For many, the main highlight of playing Journey is their first player encounter. Unlike in other multiplayer games you have no way to communicate with the other person. There is no voice chat or text chat. It’s a surreal feeling; working together to achieve a goal without ever exchanging words. It also give the player some perspective on the world at large. Out there, scattered across the desert are others like you, who have seen the falling star and embark to this mountain on a whim.
Having two characters on the screen at one time that look the exact same can cause some confusion. Thankfully, you can tell which character is yours based on scarf length and an individual chime symbol. If you are considering playing solo, I advise against it. You don’t have to deal with players being rude and you can advance to the next level without them. Playing co-op is also advantageous to your survival in later stages of the game. The down side to anonymity in Journey is that you might have someone who has no intention of working with you and just glides around pointlessly.

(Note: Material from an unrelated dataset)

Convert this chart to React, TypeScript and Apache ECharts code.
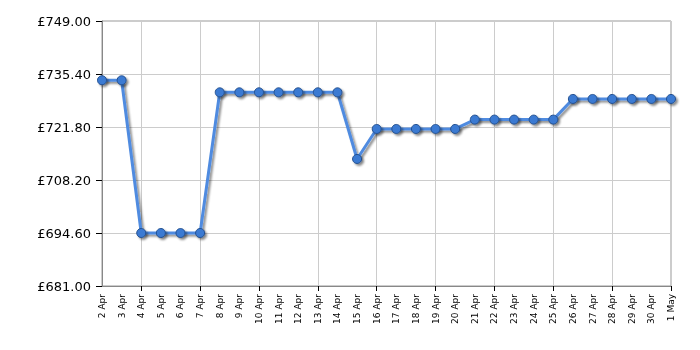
import React, { useEffect, useRef } from "react";
import * as echarts from "echarts";

const categories = [
  "2 Apr", "3 Apr", "4 Apr", "5 Apr", "6 Apr", "7 Apr", "8 Apr", "9 Apr", "10 Apr", "11 Apr",
  "12 Apr", "13 Apr", "14 Apr", "15 Apr", "16 Apr", "17 Apr", "18 Apr", "19 Apr", "20 Apr", "21 Apr",
  "22 Apr", "23 Apr", "24 Apr", "25 Apr", "26 Apr", "27 Apr", "28 Apr", "29 Apr", "30 Apr", "1 May",
];

const prices = [
  733.8, 733.8, 694.6, 694.6, 694.6, 694.6, 730.7, 730.7, 730.7, 730.7,
  730.7, 730.7, 730.7, 713.6, 721.3, 721.3, 721.3, 721.3, 721.3, 723.7,
  723.7, 723.7, 723.7, 723.7, 729.0, 729.0, 729.0, 729.0, 729.0, 729.0,
];

const yMin = 681;
const yMax = 749;
const yInterval = 13.6;

export default function App() {
  const ref = useRef<HTMLDivElement>(null);
  useEffect(() => {
    if (!ref.current) return;
    const chart = echarts.init(ref.current, undefined, { renderer: "svg" });
    const every3 = (i: number) => i % 3 === 2;
    chart.setOption({
      animation: false,
      grid: {
        left: 102, right: 29, top: 21, bottom: 64, containLabel: false,
        show: true, borderColor: "#999999", borderWidth: 1,
      },
      xAxis: {
        type: "category",
        data: categories,
        boundaryGap: false,
        axisLine: { lineStyle: { color: "#888888", width: 1 } },
        axisTick: { show: true, interval: every3, length: 5, lineStyle: { color: "#000000" } },
        splitLine: { show: true, interval: every3, lineStyle: { color: "#cccccc", width: 1 } },
        axisLabel: {
          interval: 0,
          rotate: 90,
          fontFamily: "DejaVu Sans",
          fontSize: 9,
          color: "#000000",
          margin: 8,
        },
      },
      yAxis: {
        type: "value",
        min: yMin,
        max: yMax,
        interval: yInterval,
        axisLine: { show: true, lineStyle: { color: "#888888", width: 1 } },
        axisTick: { show: true, length: 6, lineStyle: { color: "#000000" } },
        splitLine: { show: true, lineStyle: { color: "#cccccc", width: 1 } },
        axisLabel: {
          fontFamily: "DejaVu Sans",
          fontSize: 13,
          color: "#000000",
          margin: 11,
          formatter: (v: number) => "£" + v.toFixed(2),
        },
      },
      series: [
        {
          type: "line",
          data: prices,
          symbol: "circle",
          symbolSize: 9,
          lineStyle: {
            color: "#4f8be0",
            width: 3,
            shadowColor: "rgba(0,0,0,0.45)",
            shadowBlur: 2,
            shadowOffsetX: 2,
            shadowOffsetY: 2,
          },
          itemStyle: {
            color: "#3b7ad2",
            borderColor: "#24508f",
            borderWidth: 1,
            shadowColor: "rgba(0,0,0,0.45)",
            shadowBlur: 2,
            shadowOffsetX: 2,
            shadowOffsetY: 2,
          },
        },
      ],
    });
    return () => chart.dispose();
  }, []);
  return (
    <div
      ref={ref}
      style={{ position: "fixed", left: 0, top: 0, width: 700, height: 350 }}
    />
  );
}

The soundtrack if fantastic, it changes and fits the mood of each location perfectly, ranging from upbeat and happy, to the mysterious and dangerous. The use of music in situations is perfect and fits the level to a T. There are also times when music is not present. It was also a nice change of pace to listen and enjoy the silence. No music; just the sound of the wind and the shifting sands is pure brilliance.
Visually, Journey is amazing. The way Journey uses colors is fantastic. The color palate for the sand is downright gorgeous, from browns, red browns, to what looks like liquid gold when the sun hits it. Journey likes to use camera angles, pulling back to highlight certain landmarks. There were times I had to just stop and stare at the scenery. It’s a wonderful thing just to sit and meditate, using the select button, (you’re welcome) and gaze at the sights.
Looking back I’m not even sure which genre I would classify Journey in. It’s unique and feels less like playing a game and more like experiencing one. The gameplay, while simplistic, works perfectly. The downside is that there is really no challenge involved in the game or the need to utilize gliding and chiming in unique ways. Many players can literally walk through the game without any trouble. It would have been nice to have some sections that provided a road block and added a layer of depth and difficulty to your Journey. Collectibles in the form of glowing symbols and ancient glyphs scattered throughout the world encourage exploration. I highly suggest players find as many glyphs as possible as they help piece together the world around you. Journey is beautiful, the camera angles, the music, the sand etc. On your way to the mountain’s summit you will explore the world and discover why it is the way it is. Playing with others is an amazing experience, after all, a Journey is best taken with other people.